* **STATED GOAL**:
Repeat all the material exactly; pictures stay out of your copy.

* **DATA EXCERPTS**:
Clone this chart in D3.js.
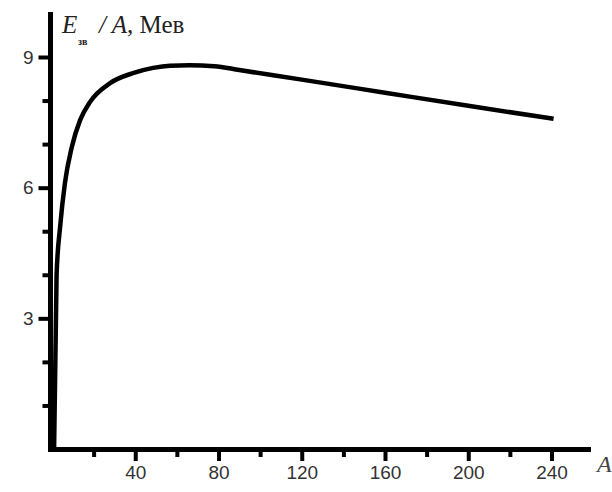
<!DOCTYPE html>
<html>
<head>
<meta charset="utf-8">
<script src="https://cdn.jsdelivr.net/npm/d3@7"></script>
<style>
  body { margin: 0; background: #fff; }
  svg { display: block; }
</style>
</head>
<body>
<div id="chart"></div>
<script>
// binding energy per nucleon
var massNumber = [1, 2.2, 3.9, 6.2, 9.5, 13.5, 18.3, 27.9, 38.9, 48.6, 56.7, 66, 78, 90, 120, 160, 200, 241];
var energyPerA = [0, 4.0, 5.1, 6.1, 6.93, 7.55, 7.97, 8.4, 8.63, 8.75, 8.8, 8.81, 8.79, 8.7, 8.48, 8.18, 7.88, 7.58];

var xMajor = [40, 80, 120, 160, 200, 240];
var xMinor = [20, 60, 100, 140, 180, 220];
var yMajor = [3, 6, 9];
var yMinor = [1, 2, 4, 5, 7, 8];

var width = 612, height = 492;

var x = d3.scaleLinear().domain([0, 240]).range([52, 551.5]);
var y = d3.scaleLinear().domain([0, 9]).range([449, 57]);

var svg = d3.select("#chart").append("svg")
    .attr("width", width)
    .attr("height", height);

function styleTicks(g) {
    g.select(".domain").remove();
    g.selectAll(".tick line").attr("stroke", "#000").attr("stroke-width", 4);
    g.selectAll(".tick text")
        .attr("font-family", "Liberation Sans, Arial, sans-serif")
        .attr("font-size", 19)
        .attr("fill", "#333");
}

// major ticks labelled, minor ones short
svg.append("g").attr("transform", "translate(0,451)")
    .call(d3.axisBottom(x).tickValues(xMajor).tickSize(10).tickPadding(5))
    .call(styleTicks);
svg.append("g").attr("transform", "translate(0,451)")
    .call(d3.axisBottom(x).tickValues(xMinor).tickSize(6).tickFormat(""))
    .call(styleTicks);

svg.append("g").attr("transform", "translate(48.5,0)")
    .call(d3.axisLeft(y).tickValues(yMajor).tickSize(10).tickPadding(5))
    .call(styleTicks);
svg.append("g").attr("transform", "translate(48.5,0)")
    .call(d3.axisLeft(y).tickValues(yMinor).tickSize(6).tickFormat(""))
    .call(styleTicks);

// axis lines
svg.append("line")
    .attr("x1", 50.5).attr("x2", 50.5)
    .attr("y1", 12).attr("y2", 452)
    .attr("stroke", "#000").attr("stroke-width", 5);
svg.append("line")
    .attr("x1", 48).attr("x2", 591)
    .attr("y1", 449.5).attr("y2", 449.5)
    .attr("stroke", "#000").attr("stroke-width", 5);

// the curve
var line = d3.line()
    .x(function (d, i) { return x(massNumber[i]); })
    .y(function (d) { return y(d); })
    .curve(d3.curveMonotoneX);

svg.append("path")
    .datum(energyPerA)
    .attr("d", line)
    .attr("fill", "none")
    .attr("stroke", "#000")
    .attr("stroke-width", 4.5)
    .attr("stroke-linejoin", "round");

// axis titles
var serif = "Liberation Serif, Times New Roman, serif";
svg.append("text")
    .attr("x", 62).attr("y", 33)
    .attr("font-family", serif).attr("font-size", 25)
    .attr("font-style", "italic").attr("fill", "#222")
    .text("E");
svg.append("text")
    .attr("x", 78).attr("y", 45)
    .attr("font-family", serif).attr("font-size", 10)
    .attr("font-weight", "bold").attr("fill", "#222")
    .text("зв");
var t = svg.append("text")
    .attr("x", 99).attr("y", 33)
    .attr("font-family", serif).attr("font-size", 25)
    .attr("fill", "#222");
t.append("tspan").attr("font-style", "italic").text("/ A");
t.append("tspan").text(", Мев");

svg.append("text")
    .attr("x", 597).attr("y", 472)
    .attr("font-family", serif).attr("font-size", 24)
    .attr("font-style", "italic").attr("fill", "#444")
    .text("A");
</script>
</body>
</html>
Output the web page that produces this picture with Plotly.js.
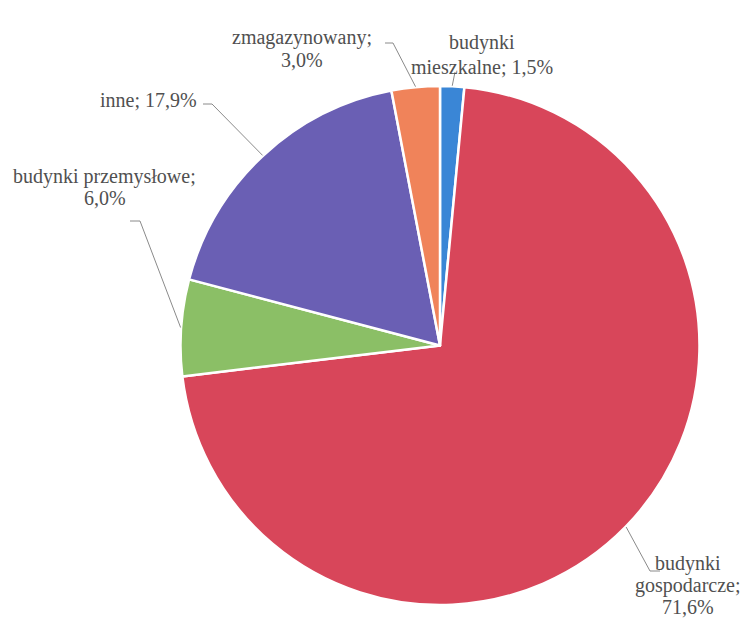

* **ANSWER TO THIS TASK**:
Clone this chart in D3.js.
<!DOCTYPE html>
<html>
<head>
<meta charset="utf-8">
<script src="https://cdn.jsdelivr.net/npm/d3@7"></script>
<style>
  body { margin: 0; background: #fff; }
  svg { display: block; }
</style>
</head>
<body>
<div id="chart"></div>
<script>
// binding energy per nucleon
var massNumber = [1, 2.2, 3.9, 6.2, 9.5, 13.5, 18.3, 27.9, 38.9, 48.6, 56.7, 66, 78, 90, 120, 160, 200, 241];
var energyPerA = [0, 4.0, 5.1, 6.1, 6.93, 7.55, 7.97, 8.4, 8.63, 8.75, 8.8, 8.81, 8.79, 8.7, 8.48, 8.18, 7.88, 7.58];

var xMajor = [40, 80, 120, 160, 200, 240];
var xMinor = [20, 60, 100, 140, 180, 220];
var yMajor = [3, 6, 9];
var yMinor = [1, 2, 4, 5, 7, 8];

var width = 612, height = 492;

var x = d3.scaleLinear().domain([0, 240]).range([52, 551.5]);
var y = d3.scaleLinear().domain([0, 9]).range([449, 57]);

var svg = d3.select("#chart").append("svg")
    .attr("width", width)
    .attr("height", height);

function styleTicks(g) {
    g.select(".domain").remove();
    g.selectAll(".tick line").attr("stroke", "#000").attr("stroke-width", 4);
    g.selectAll(".tick text")
        .attr("font-family", "Liberation Sans, Arial, sans-serif")
        .attr("font-size", 19)
        .attr("fill", "#333");
}

// major ticks labelled, minor ones short
svg.append("g").attr("transform", "translate(0,451)")
    .call(d3.axisBottom(x).tickValues(xMajor).tickSize(10).tickPadding(5))
    .call(styleTicks);
svg.append("g").attr("transform", "translate(0,451)")
    .call(d3.axisBottom(x).tickValues(xMinor).tickSize(6).tickFormat(""))
    .call(styleTicks);

svg.append("g").attr("transform", "translate(48.5,0)")
    .call(d3.axisLeft(y).tickValues(yMajor).tickSize(10).tickPadding(5))
    .call(styleTicks);
svg.append("g").attr("transform", "translate(48.5,0)")
    .call(d3.axisLeft(y).tickValues(yMinor).tickSize(6).tickFormat(""))
    .call(styleTicks);

// axis lines
svg.append("line")
    .attr("x1", 50.5).attr("x2", 50.5)
    .attr("y1", 12).attr("y2", 452)
    .attr("stroke", "#000").attr("stroke-width", 5);
svg.append("line")
    .attr("x1", 48).attr("x2", 591)
    .attr("y1", 449.5).attr("y2", 449.5)
    .attr("stroke", "#000").attr("stroke-width", 5);

// the curve
var line = d3.line()
    .x(function (d, i) { return x(massNumber[i]); })
    .y(function (d) { return y(d); })
    .curve(d3.curveMonotoneX);

svg.append("path")
    .datum(energyPerA)
    .attr("d", line)
    .attr("fill", "none")
    .attr("stroke", "#000")
    .attr("stroke-width", 4.5)
    .attr("stroke-linejoin", "round");

// axis titles
var serif = "Liberation Serif, Times New Roman, serif";
svg.append("text")
    .attr("x", 62).attr("y", 33)
    .attr("font-family", serif).attr("font-size", 25)
    .attr("font-style", "italic").attr("fill", "#222")
    .text("E");
svg.append("text")
    .attr("x", 78).attr("y", 45)
    .attr("font-family", serif).attr("font-size", 10)
    .attr("font-weight", "bold").attr("fill", "#222")
    .text("зв");
var t = svg.append("text")
    .attr("x", 99).attr("y", 33)
    .attr("font-family", serif).attr("font-size", 25)
    .attr("fill", "#222");
t.append("tspan").attr("font-style", "italic").text("/ A");
t.append("tspan").text(", Мев");

svg.append("text")
    .attr("x", 597).attr("y", 472)
    .attr("font-family", serif).attr("font-size", 24)
    .attr("font-style", "italic").attr("fill", "#444")
    .text("A");
</script>
</body>
</html>
Output the web page that produces this picture with Plotly.js.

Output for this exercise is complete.